De kachel is helemaal gereviseerd en weer in elkaar gezet. Vuurvaste stenen wanden compleet hersteld, al het las,- en slijpwerk gedaan, en de kachelpijp door de vloer en het dak gestoken. Nu heb ik alleen wat onderdelen nodig zoals dubbelwandige doorvoeren, voor vloer en dak, een dakconus met loden plaat, een stormkapje en een windkap. Maar geen enkele kachelexpert is open. Ik heb er drie gehad. Alle drie dicht. Dan maar langs de Gamma. Maar die hebben geen idee wat ik nodig heb en dat dus ook niet in het assortiment. Zucht… Internet? Ja, hoor. Besteld en direct onderweg. Nog veel goedkoper ook, zag ik. Zelfs met de verzendkosten daarbij opgeteld. Wat ben ik blij dat ik weer internet heb, zeg.
Het enige wat ik me afvraag is of de man van DHL op oudejaarsdag nog langs zal komen. ‘S-morgens vroeg check ik mijn mail, en ja hoor. Hij is onderweg, staat er op het ’track & trace’ berichtje. Als ik de luiken open ga doen komt hij al aan. Zo snel had ik hem niet verwacht, maar dat komt me nu wel heel goed uit.
Een grote doos vol verrassingen. Alles is aanwezig, dus ik kan aan de slag. In het atelier pak ik alles uit voor de laatste voorbereidingen en dan het dak op. Pannen lichten, gat groter maken, dakdoorlaat aanbrengen, vloerdoorlaat aanbrengen, etc. Ik heb mijn handen vol maar het resultaat is dat ik al tegen het middaguur de schoorsteenpijp op mijn dak heb staan.
De pijp staat nu nog scheef, maar die wordt straks gesteld en recht gezet. De eerste stooktest is goed. Er komt witte rook uit mijn nieuwe schoorsteen. Alles werkt naar behoren. Laat nu de koude dagen maak komen.

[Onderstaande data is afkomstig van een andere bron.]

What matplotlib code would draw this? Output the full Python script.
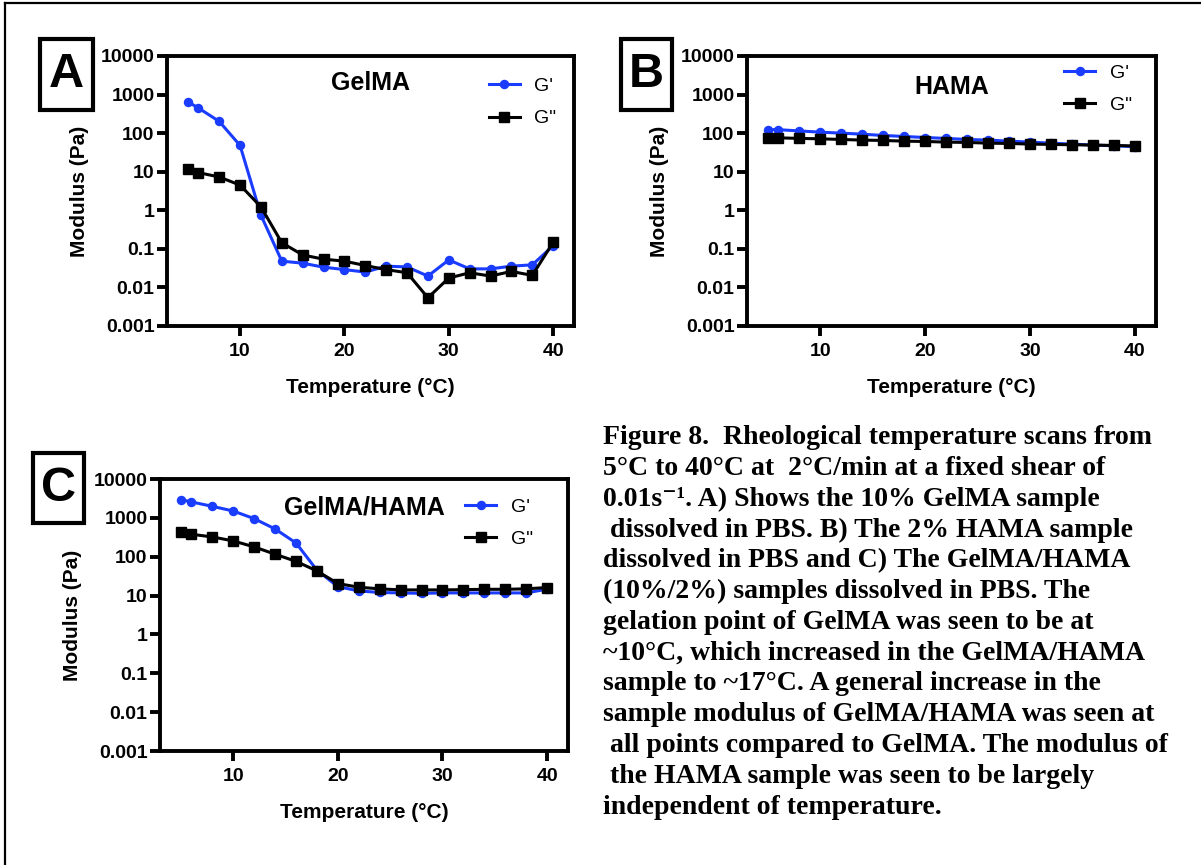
import matplotlib
matplotlib.use('Agg')
import matplotlib.pyplot as plt
from matplotlib.patches import Rectangle
from matplotlib.lines import Line2D

# temperature points (degC)
temp = [5, 6, 8, 10, 12, 14, 16, 18, 20, 22, 24, 26, 28, 30, 32, 34, 36, 38, 40]

# A) GelMA
gelma_g1 = [650, 450, 202, 48, 0.75, 0.048, 0.0425, 0.0335, 0.029, 0.025, 0.0356,
            0.034, 0.0197, 0.0516, 0.0303, 0.0303, 0.0356, 0.0385, 0.12]
gelma_g2 = [11.6, 9.5, 7.3, 4.5, 1.23, 0.144, 0.0695, 0.054, 0.048, 0.037, 0.029,
            0.024, 0.0054, 0.0175, 0.024, 0.0197, 0.026, 0.0205, 0.147]

# B) HAMA
hama_g1 = [124, 123, 114, 106, 100, 94, 87, 82, 77, 73, 68.5, 66, 62, 58.5, 55,
           52, 49, 47, 44.5]
hama_g2 = [75.6, 75.6, 73, 71.3, 68.5, 66, 64.6, 62, 60.8, 58.5, 57.4, 55, 54, 52,
           51, 50, 49, 48, 46.5]

# C) GelMA/HAMA
mix_g1 = [2940, 2570, 1980, 1500, 955, 518, 226, 45, 17, 13.2, 12, 11.7, 11.4,
          11.7, 11.7, 11.7, 11.7, 11.7, 14.6]
mix_g2 = [425, 378, 323, 255, 179, 116, 76, 43, 20.4, 16.4, 14.9, 14, 14, 14,
          14.2, 14.5, 14.5, 14.9, 16.1]

ytick_vals = [0.001, 0.01, 0.1, 1, 10, 100, 1000, 10000]
ytick_labels = ['0.001', '0.01', '0.1', '1', '10', '100', '1000', '10000']
xtick_vals = [10, 20, 30, 40]

caption = [
    "Figure 8.  Rheological temperature scans from",
    "5\u00b0C to 40\u00b0C at  2\u00b0C/min at a fixed shear of",
    "0.01s\u207b\u00b9. A) Shows the 10% GelMA sample",
    " dissolved in PBS. B) The 2% HAMA sample",
    "dissolved in PBS and C) The GelMA/HAMA",
    "(10%/2%) samples dissolved in PBS. The",
    "gelation point of GelMA was seen to be at",
    "~10\u00b0C, which increased in the GelMA/HAMA",
    "sample to ~17\u00b0C. A general increase in the",
    "sample modulus of GelMA/HAMA was seen at",
    " all points compared to GelMA. The modulus of",
    " the HAMA sample was seen to be largely",
    "independent of temperature.",
]

BLUE = '#1a3cff'
W, H = 1201, 865
plt.rcParams['font.family'] = ['Liberation Sans', 'DejaVu Sans']

fig = plt.figure(figsize=(W / 100, H / 100), dpi=100)


def px_axes(left, top, right, bottom):
    return fig.add_axes([left / W, 1 - bottom / H, (right - left) / W, (bottom - top) / H])


def draw_panel(ax, title, g1, g2, leg_xy, title_y):
    ax.plot(temp, g1, '-o', color=BLUE, lw=2.2, ms=5.8, label="G'")
    ax.plot(temp, g2, '-s', color='black', lw=2.2, ms=6.5, label='G"')
    ax.set_yscale('log')
    ax.set_ylim(0.001, 10000)
    ax.set_xlim(3, 42)
    ax.set_yticks(ytick_vals)
    ax.set_yticklabels(ytick_labels)
    ax.yaxis.set_minor_locator(matplotlib.ticker.NullLocator())
    ax.set_xticks(xtick_vals)
    ax.set_xticklabels([str(v) for v in xtick_vals])
    for s in ax.spines.values():
        s.set_linewidth(2.8)
    ax.tick_params(axis='y', length=7, width=2.8, pad=2, labelsize=14)
    ax.tick_params(axis='x', length=7, width=2.8, pad=5, labelsize=14)
    for lab in ax.get_xticklabels() + ax.get_yticklabels():
        lab.set_fontweight('bold')
    ax.set_xlabel('Temperature (\u00b0C)', fontsize=15, fontweight='bold')
    ax.set_ylabel('Modulus (Pa)', fontsize=15, fontweight='bold')
    ax.xaxis.set_label_coords(0.5, -0.226)
    ax.xaxis.label.set_va('center')
    ax.yaxis.set_label_coords(-0.215, 0.5)
    ax.yaxis.label.set_va('center')
    ax.text(0.5, title_y, title, transform=ax.transAxes, ha='center', va='center',
            fontsize=18, fontweight='bold')
    ax.legend(loc='upper left', bbox_to_anchor=leg_xy, frameon=False, fontsize=14,
              handlelength=1.6, handletextpad=0.75, labelspacing=0.75,
              borderaxespad=0, borderpad=0)


def letter_box(letter, left, top, right, bottom):
    fig.patches.append(Rectangle((left / W, 1 - bottom / H), (right - left) / W,
                                 (bottom - top) / H, transform=fig.transFigure,
                                 fill=False, lw=3, ec='black'))
    fig.text((left + right) / 2 / W, 1 - (top + bottom) / 2 / H, letter,
             ha='center', va='center', fontsize=35, fontweight='bold')


axA = px_axes(167, 56, 574, 326)
draw_panel(axA, 'GelMA', gelma_g1, gelma_g2, (0.79, 0.92), 0.90)
axB = px_axes(747, 56, 1156, 326)
draw_panel(axB, 'HAMA', hama_g1, hama_g2, (0.775, 0.97), 0.885)
axC = px_axes(160, 479, 568, 751)
draw_panel(axC, 'GelMA/HAMA', mix_g1, mix_g2, (0.748, 0.93), 0.897)

letter_box('A', 40, 39, 93, 110)
letter_box('B', 621, 39, 672, 110)
letter_box('C', 33, 453, 84, 523)

# caption text
for i, line in enumerate(caption):
    y = 438 + i * 30.75
    fig.text(603 / W, 1 - y / H, line, ha='left', va='center', fontsize=20,
             fontweight='bold', family=['Liberation Serif', 'DejaVu Serif'])

# outer frame (top and left edges)
fig.add_artist(Line2D([5 / W, 1], [1 - 3 / H, 1 - 3 / H], transform=fig.transFigure,
                      color='black', lw=1.6))
fig.add_artist(Line2D([5 / W, 5 / W], [0, 1 - 3 / H], transform=fig.transFigure,
                      color='black', lw=1.6))

fig.savefig('out.png', dpi=100)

De klep kan open blijven staan. Er zit zelfs een spatscherm bij dat ik ervoor kan plaatsen. Zo krijg je iets wat een beetje lijkt op een open haard. Met de klep dicht gaat het vuur oplaaien. Had ik niet verwacht. Dan wordt het binnen in de kachel gloeiend heet en verkoold alles tot as. In de dubbele wanden van de kachel zitten gaten die een lucht doorstroom teweeg brengen. Hierdoor wordt koude lucht van de vloer aangezogen en stroomt warme lucht bovenaan het atelier weer in. Zo krijg ik het hele gebouwtje snel warm.
Met acht graden boven nul is het zonder jas niet uit te houden in het atelier. Het kleine bijzet kacheltje trekt het met veel moeite naar 12 graden. Maar ik wil verder werken. Kerst of niet.